Mark Anthony Jarman is one of Canada’s most original and compelling writers of short fiction. "My White Planet" is his latest collection of fourteen new stories, many of which have previously won or been short-listed for literary magazine awards.
Jarman’s use of language and metaphor is unique in the Canadian literary pantheon. With extraordinary linguistic energy, he pushes the boundaries of fiction and story-telling. Every sentence reverberates with subtle meaning and every reading of a Jarman story brings out ever deeper layers of complexity and nuance. Here is a protean writer who bends form and enters into worlds and people with panache and a verve that is breath-taking.

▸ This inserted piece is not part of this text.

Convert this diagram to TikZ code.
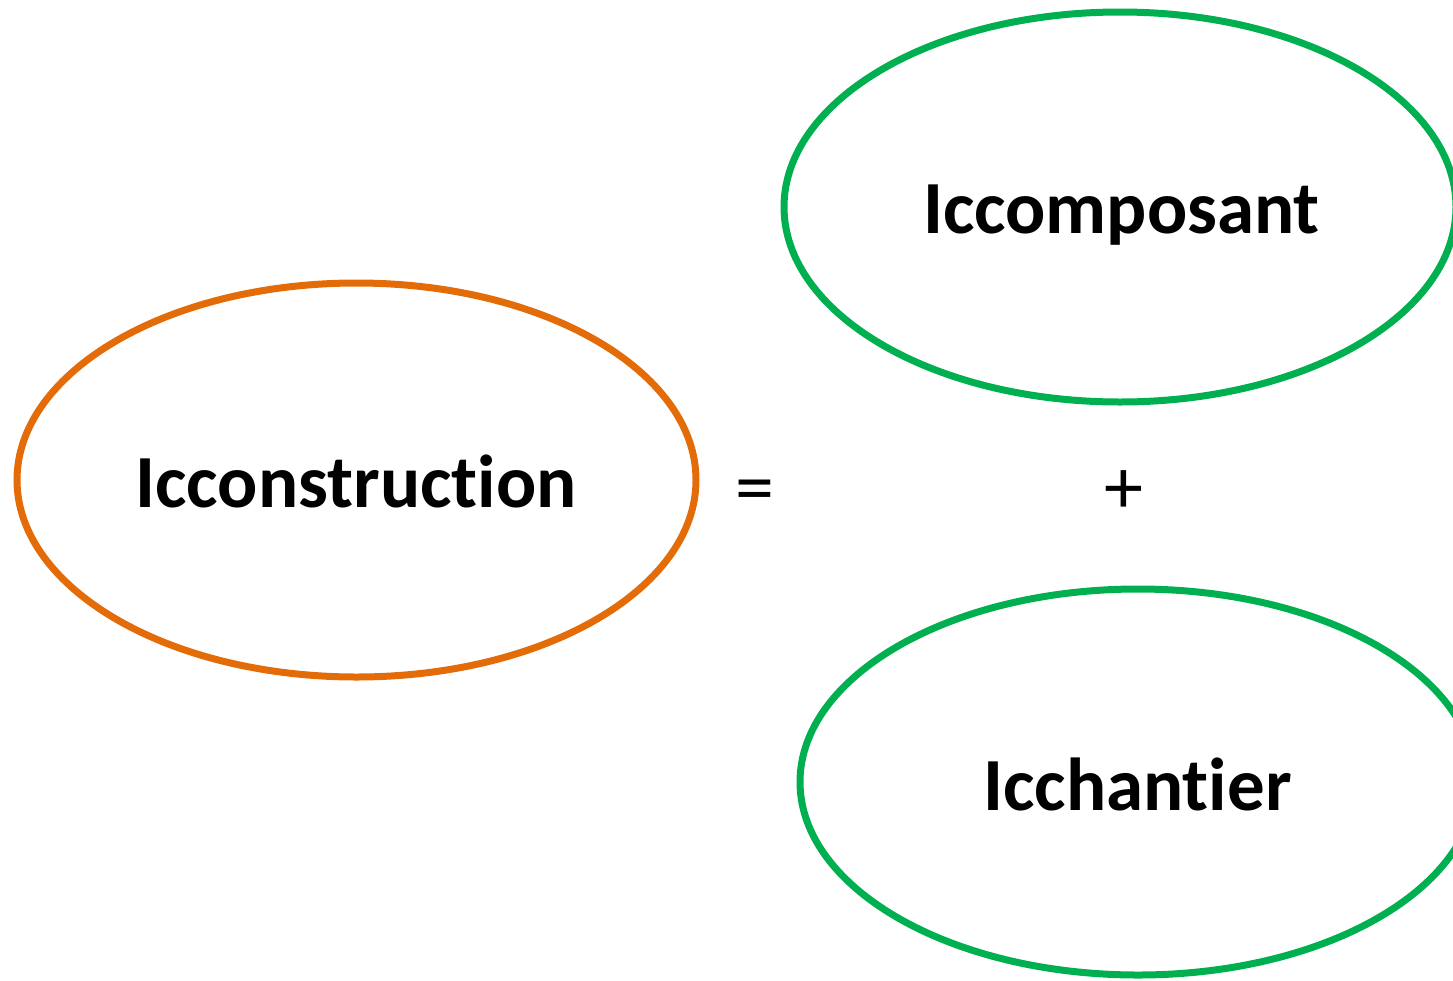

The range of his fiction is stunning: troops undertake a nightmarish march following Custer’s last stand; a father’s dogs tear apart his son and he is accused of cowardice and neglect; seven marooned men at a remote polar station save the life of a naked young woman; domestic squabbles and infidelity abound amidst west coast chainsaws and floatplanes; a dropout skateboarder falls off a railway bridge and drowns in the river; a city bus ride ends up crossing the entire country; a time traveler witnesses Louis Riel’s botched execution of Thomas Scott; a young woman removes her bra from under her shirt and her male friend is paralysed by possible meanings; an outsider plays old timer hockey in the wilds of New Brunswick; Victorian fashion is mixed up with the violent deaths of Custer, Louis Riel and Sitting Bull; a flight attendant is able to read passengers’ minds.
A master of literary conceit and a hewer of breakneck language, Mark Anthony Jarman defies categorization and offers us instead a narrative freshness that surprises and offers up a world of wonders.
Mark Anthony Jarman is the author of 19 Knives, New Orleans Is Sinking, and the travel book Ireland’s Eye. He has been short-listed for the O. Henry Prize and Best American Essays, he won a Gold National Magazine Award in non-fiction, has twice won the Maclean-Hunter Endowment Award, and has been included in The Journey Prize Anthology and Best Canadian Stories. He teaches at the University of New Brunswick, where he is fiction editor of The Fiddlehead.